**TASK INSTRUCTIONS:**
Pick out and copy every line below that has the word "seaborn".

**DATA LINES:**
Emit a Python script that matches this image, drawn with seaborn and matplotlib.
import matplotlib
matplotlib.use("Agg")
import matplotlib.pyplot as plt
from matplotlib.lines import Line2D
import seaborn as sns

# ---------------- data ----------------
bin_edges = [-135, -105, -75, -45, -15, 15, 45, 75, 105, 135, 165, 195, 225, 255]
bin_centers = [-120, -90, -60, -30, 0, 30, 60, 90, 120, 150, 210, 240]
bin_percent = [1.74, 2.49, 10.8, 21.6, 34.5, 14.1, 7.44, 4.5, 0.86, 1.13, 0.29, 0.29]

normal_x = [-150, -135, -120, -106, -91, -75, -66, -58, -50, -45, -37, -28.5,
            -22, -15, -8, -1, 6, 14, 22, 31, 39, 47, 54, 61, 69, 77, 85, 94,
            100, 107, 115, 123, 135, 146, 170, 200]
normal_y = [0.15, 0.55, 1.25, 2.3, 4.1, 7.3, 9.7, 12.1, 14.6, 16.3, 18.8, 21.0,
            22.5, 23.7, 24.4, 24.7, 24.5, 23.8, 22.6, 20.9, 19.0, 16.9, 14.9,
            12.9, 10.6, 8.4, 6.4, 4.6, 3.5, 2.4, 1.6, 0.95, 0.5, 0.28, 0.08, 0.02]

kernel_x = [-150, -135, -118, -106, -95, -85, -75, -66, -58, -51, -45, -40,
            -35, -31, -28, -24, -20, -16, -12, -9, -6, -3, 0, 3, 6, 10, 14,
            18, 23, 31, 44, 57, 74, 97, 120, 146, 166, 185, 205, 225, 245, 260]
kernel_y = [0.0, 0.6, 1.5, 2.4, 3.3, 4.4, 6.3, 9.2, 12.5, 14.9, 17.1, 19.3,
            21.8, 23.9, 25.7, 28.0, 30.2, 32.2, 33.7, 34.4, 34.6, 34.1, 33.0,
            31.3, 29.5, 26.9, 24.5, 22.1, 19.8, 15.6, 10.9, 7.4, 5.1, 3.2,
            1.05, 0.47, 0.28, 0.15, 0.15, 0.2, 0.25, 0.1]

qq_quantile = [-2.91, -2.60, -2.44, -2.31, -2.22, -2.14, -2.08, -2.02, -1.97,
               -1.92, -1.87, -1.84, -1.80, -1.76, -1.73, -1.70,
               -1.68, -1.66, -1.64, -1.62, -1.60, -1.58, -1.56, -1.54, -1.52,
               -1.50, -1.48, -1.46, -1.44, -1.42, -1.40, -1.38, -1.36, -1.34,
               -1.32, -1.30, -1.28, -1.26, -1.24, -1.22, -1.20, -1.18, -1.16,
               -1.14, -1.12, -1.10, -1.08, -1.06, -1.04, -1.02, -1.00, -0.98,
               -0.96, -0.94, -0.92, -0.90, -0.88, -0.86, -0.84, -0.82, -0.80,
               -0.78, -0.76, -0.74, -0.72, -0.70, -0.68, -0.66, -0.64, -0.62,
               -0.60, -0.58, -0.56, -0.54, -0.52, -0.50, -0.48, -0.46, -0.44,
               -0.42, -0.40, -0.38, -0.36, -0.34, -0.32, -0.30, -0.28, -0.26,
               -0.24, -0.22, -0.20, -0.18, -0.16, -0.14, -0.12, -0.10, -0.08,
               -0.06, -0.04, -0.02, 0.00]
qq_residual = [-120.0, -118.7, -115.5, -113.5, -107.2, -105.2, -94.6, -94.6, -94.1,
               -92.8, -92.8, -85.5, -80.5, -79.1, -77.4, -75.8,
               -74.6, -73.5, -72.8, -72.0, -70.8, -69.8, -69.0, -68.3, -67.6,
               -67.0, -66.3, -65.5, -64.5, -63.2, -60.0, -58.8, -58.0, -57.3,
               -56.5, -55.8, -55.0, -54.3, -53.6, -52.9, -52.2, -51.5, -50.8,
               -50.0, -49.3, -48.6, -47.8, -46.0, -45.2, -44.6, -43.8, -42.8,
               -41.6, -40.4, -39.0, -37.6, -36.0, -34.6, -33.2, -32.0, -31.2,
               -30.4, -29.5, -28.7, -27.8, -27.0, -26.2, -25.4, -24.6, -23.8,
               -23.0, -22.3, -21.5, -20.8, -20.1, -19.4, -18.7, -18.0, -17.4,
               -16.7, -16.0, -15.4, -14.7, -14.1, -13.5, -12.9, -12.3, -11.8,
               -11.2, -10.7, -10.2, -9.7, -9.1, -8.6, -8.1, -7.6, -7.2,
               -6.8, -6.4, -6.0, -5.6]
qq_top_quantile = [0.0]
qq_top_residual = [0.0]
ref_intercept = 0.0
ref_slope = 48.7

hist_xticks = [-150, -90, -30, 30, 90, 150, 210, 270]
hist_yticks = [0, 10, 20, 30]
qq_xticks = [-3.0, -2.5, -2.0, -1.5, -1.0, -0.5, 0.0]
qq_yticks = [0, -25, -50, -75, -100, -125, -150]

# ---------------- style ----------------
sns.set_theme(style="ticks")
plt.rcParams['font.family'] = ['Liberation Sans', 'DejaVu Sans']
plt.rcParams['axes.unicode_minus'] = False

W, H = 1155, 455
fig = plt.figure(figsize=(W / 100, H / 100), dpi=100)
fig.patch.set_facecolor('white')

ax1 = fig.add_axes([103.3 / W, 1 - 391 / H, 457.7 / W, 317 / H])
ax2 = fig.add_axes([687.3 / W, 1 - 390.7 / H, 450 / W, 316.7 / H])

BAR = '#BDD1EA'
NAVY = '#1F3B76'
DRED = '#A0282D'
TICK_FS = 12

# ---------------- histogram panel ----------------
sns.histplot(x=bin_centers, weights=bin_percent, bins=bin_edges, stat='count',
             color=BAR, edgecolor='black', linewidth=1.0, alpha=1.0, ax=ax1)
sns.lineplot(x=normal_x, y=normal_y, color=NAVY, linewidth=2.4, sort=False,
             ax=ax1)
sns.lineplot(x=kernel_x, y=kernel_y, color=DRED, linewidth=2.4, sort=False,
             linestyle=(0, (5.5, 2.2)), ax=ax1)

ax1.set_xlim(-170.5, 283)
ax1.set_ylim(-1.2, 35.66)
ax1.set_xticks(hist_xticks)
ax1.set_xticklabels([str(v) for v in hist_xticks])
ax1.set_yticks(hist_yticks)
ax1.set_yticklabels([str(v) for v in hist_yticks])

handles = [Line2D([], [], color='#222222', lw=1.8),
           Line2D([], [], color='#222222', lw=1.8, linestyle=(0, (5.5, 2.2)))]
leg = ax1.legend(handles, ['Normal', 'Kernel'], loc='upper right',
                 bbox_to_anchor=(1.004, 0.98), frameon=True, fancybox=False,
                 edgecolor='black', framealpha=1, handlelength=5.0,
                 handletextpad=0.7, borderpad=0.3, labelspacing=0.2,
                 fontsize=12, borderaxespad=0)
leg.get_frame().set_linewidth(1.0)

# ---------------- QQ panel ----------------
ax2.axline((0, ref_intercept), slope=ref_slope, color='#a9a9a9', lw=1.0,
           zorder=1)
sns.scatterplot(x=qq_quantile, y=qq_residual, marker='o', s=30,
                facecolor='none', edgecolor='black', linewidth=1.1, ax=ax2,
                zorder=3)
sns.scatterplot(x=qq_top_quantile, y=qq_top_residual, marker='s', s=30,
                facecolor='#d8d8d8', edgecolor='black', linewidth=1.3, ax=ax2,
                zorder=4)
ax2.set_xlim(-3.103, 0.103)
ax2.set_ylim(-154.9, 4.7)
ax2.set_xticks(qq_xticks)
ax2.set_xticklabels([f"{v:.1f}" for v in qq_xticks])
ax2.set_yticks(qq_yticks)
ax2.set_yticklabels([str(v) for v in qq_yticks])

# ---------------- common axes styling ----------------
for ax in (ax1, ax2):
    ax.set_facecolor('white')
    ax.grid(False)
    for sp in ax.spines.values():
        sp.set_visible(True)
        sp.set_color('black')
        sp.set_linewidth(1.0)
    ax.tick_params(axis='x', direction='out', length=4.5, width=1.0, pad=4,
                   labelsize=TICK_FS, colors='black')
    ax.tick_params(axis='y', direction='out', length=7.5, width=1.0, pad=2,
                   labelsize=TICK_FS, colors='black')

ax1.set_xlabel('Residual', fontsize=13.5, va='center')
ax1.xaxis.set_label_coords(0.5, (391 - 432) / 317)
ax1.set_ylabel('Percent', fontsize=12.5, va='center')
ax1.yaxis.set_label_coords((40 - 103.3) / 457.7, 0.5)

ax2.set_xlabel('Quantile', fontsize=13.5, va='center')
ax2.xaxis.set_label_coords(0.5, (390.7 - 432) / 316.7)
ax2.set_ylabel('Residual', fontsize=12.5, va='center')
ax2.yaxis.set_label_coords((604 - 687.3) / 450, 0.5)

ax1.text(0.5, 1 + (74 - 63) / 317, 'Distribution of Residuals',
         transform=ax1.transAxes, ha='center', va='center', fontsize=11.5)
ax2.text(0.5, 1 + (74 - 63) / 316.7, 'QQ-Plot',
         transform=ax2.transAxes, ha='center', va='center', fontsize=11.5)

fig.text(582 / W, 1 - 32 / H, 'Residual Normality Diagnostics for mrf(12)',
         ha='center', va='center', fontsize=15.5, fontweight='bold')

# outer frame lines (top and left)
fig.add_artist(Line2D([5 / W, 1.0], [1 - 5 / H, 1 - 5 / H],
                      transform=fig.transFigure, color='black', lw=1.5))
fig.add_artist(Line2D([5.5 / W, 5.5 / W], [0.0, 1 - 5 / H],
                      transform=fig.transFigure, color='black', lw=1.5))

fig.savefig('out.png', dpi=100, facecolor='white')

**TASK RESULT:**
Emit a Python script that matches this image, drawn with seaborn and matplotlib.
import seaborn as sns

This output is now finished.